Alma Mahler war eine Femme fatale des 20. Jahrhunderts, eine Muse viele berühmter Männer. Sie war verheiratet mit dem Komponisten Gustav Mahler, dem Architekten Walter Gropius und dem Dichter Franz Werfel. Sie stürzt sich in zahlreiche Affären wie zum Beispiel mit dem Maler Gustav Klimt. Als Kokoschka sie kennenlernt, ist er ihr sofort nach der ersten Begegnung verfallen. Die Beziehung hält drei Jahre in einem immer währenden Kampf.

„Die Sehnsucht nach Alma war zerrüttend.“ (S. 122)

Er gab den Auftrag an die Münchnerin Hermine Moos mit exakten Maßen und Beschreibungen von Alma. Doch als die Puppe von Hermine Moos nach Dresden geliefert wurde, entsprach diese nicht seinen Vorstellungen, besonders nicht seinen erotischen Ansprüchen. Das obskure Ersatzobjekt wurde zunächst ein Fetisch. Erst nachdem er sie vielfach gemalt und gezeichnet hat, macht Kokoschka mit der Alma Puppe Schluss. Er trennt ihren Kopf ab und schmeißt sie in ein Blumenbeet.

In der sechsten Sitzung schildert Agatha ihr bizarres Lebensdetail.

„Als ihre Leiche nicht gefunden wurde, begann das Fabrizieren von Informationen.“ (S. 192)

Im Dezember 1926 plötzlich verschwand Agatha Christie spurlos. Nach elf Tagen tauchte sie wieder auf. Agatha Christie äußerte sich nie über die wahren Gründe für ihr Verschwinden. In der 1977 erschienenen Autobiografie schrieb sie nur: "Wenn man den Blick zurück wendet, hat man das Recht, Erinnerungen, die einem zuwider sind, zu ignorieren." Und fügte an: "Oder ist das feige?"

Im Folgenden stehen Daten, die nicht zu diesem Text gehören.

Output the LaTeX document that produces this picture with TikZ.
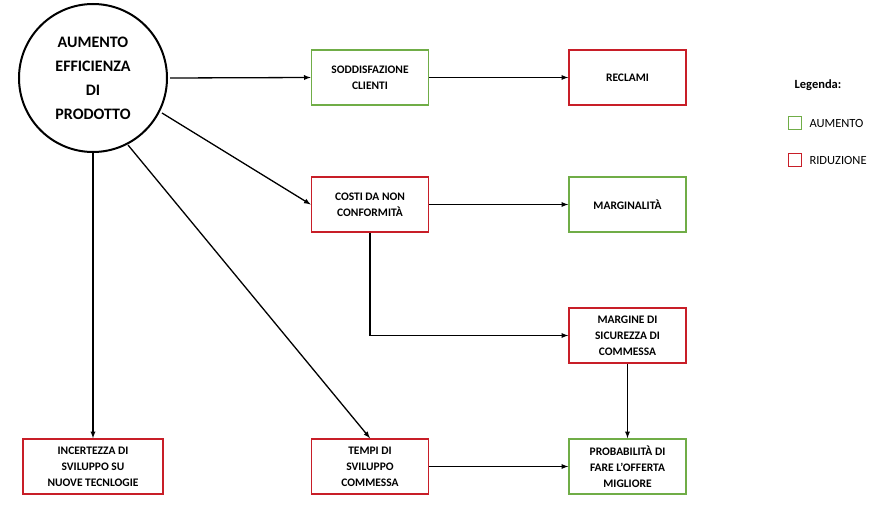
\documentclass[tikz,border=0pt]{standalone}
\usepackage{fontspec}
\setmainfont{Carlito}
\usetikzlibrary{shapes.geometric}
\begin{document}
\begin{tikzpicture}[x=1pt,y=-1pt,
 box/.style={draw,line width=1.6pt,minimum width=117pt,minimum height=55pt,align=center,font=\fontsize{11.5}{16}\selectfont\bfseries,inner sep=2pt},
 g/.style={box,draw={rgb,255:red,112;green,173;blue,71}},
 r/.style={box,draw={rgb,255:red,200;green,30;blue,40}},
 arr/.style={-latex,line width=1.3pt}]
\useasboundingbox (0,0) rectangle (894,511);
\node[draw,circle,line width=2pt,minimum size=148pt,inner sep=0pt] (e) at (93,78) {};
\node[align=center,font=\fontsize{16}{24}\selectfont\bfseries] (et) at (93,78) {AUMENTO\\EFFICIENZA\\DI\\PRODOTTO};
\coordinate (e1) at (170,78);
\coordinate (e2) at (162,113);
\coordinate (e3) at (128,145);
\coordinate (e4) at (93,152);
\node[g] (s) at (370,77.5) {SODDISFAZIONE\\CLIENTI};
\node[r] (rc) at (627.5,77.5) {RECLAMI};
\node[r] (c) at (370,204.5) {COSTI DA NON\\CONFORMITÀ};
\node[g] (m) at (627.5,204.5) {MARGINALITÀ};
\node[r] (ms) at (627.5,335.5) {MARGINE DI\\SICUREZZA DI\\COMMESSA};
\node[r,minimum width=140pt] (i) at (93,466.5) {INCERTEZZA DI\\SVILUPPO SU\\NUOVE TECNLOGIE};
\node[r] (t) at (370,466.5) {TEMPI DI\\SVILUPPO\\COMMESSA};
\node[g] (p) at (627.5,466.5) {PROBABILITÀ DI\\FARE L’OFFERTA\\MIGLIORE};
\draw[arr] (e1) -- (s.west);
\draw[arr] (s) -- (rc);
\draw[arr] (c) -- (m);
\draw[arr] (e2) -- (c.west);
\draw[arr] (e3) -- (t.north);
\draw[arr] (e4) -- (i.north);
\draw[arr] (c.south) |- (ms.west);
\draw[arr] (ms) -- (p);
\draw[arr] (t) -- (p);
\node[font=\fontsize{12.5}{14}\selectfont\bfseries] (lg) at (818,85) {Legenda:};
\node[draw={rgb,255:red,112;green,173;blue,71},line width=1.6pt,minimum size=13pt,inner sep=0] (lg1) at (795,123) {};
\node[anchor=west,font=\fontsize{12.5}{14}\selectfont] (lt1) at (806,123) {AUMENTO};
\node[draw={rgb,255:red,200;green,30;blue,40},line width=1.6pt,minimum size=13pt,inner sep=0] (lg2) at (795,160) {};
\node[anchor=west,font=\fontsize{12.5}{14}\selectfont] (lt2) at (806,160) {RIDUZIONE};
\end{tikzpicture}
\end{document}
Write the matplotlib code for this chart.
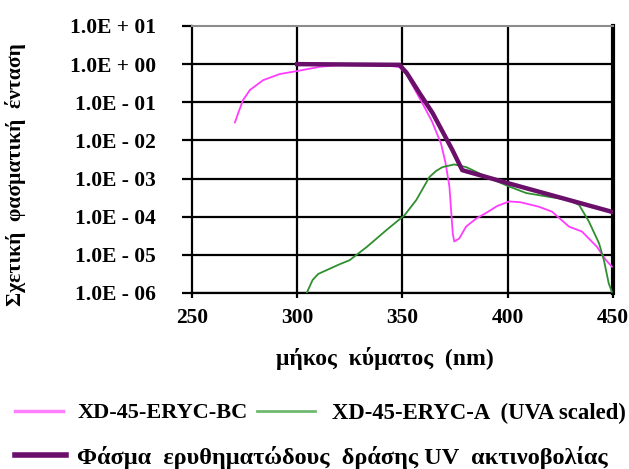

Die letzte Sitzung endet, zurück bleiben skizzenhafte Ausschnitte beider Lebensläufe.

„Wir sind es, die Dinge auf der Welt miteinander verknüpfen. Wir haben einander ein paar Ereignisse aus unserem Leben erzählt, das war wichtig. Herzlichen Dank für ihre Zusammenarbeit.“ (S. 207)

Fazit

Pleijels Gespräche zwischen Christie und Kokoschka sind erfunden. Trotzdem wirkt die Geschichte natürlich und authentisch. So könnte es gewesen sein.
Hat Agatha ihr Porträt je gesehen?

„Agatha! Hast du es dir immer noch nicht angeschaut?“ (S. 211)

Bis zum Tod von Agatha Christie bleiben beide in Kontakt.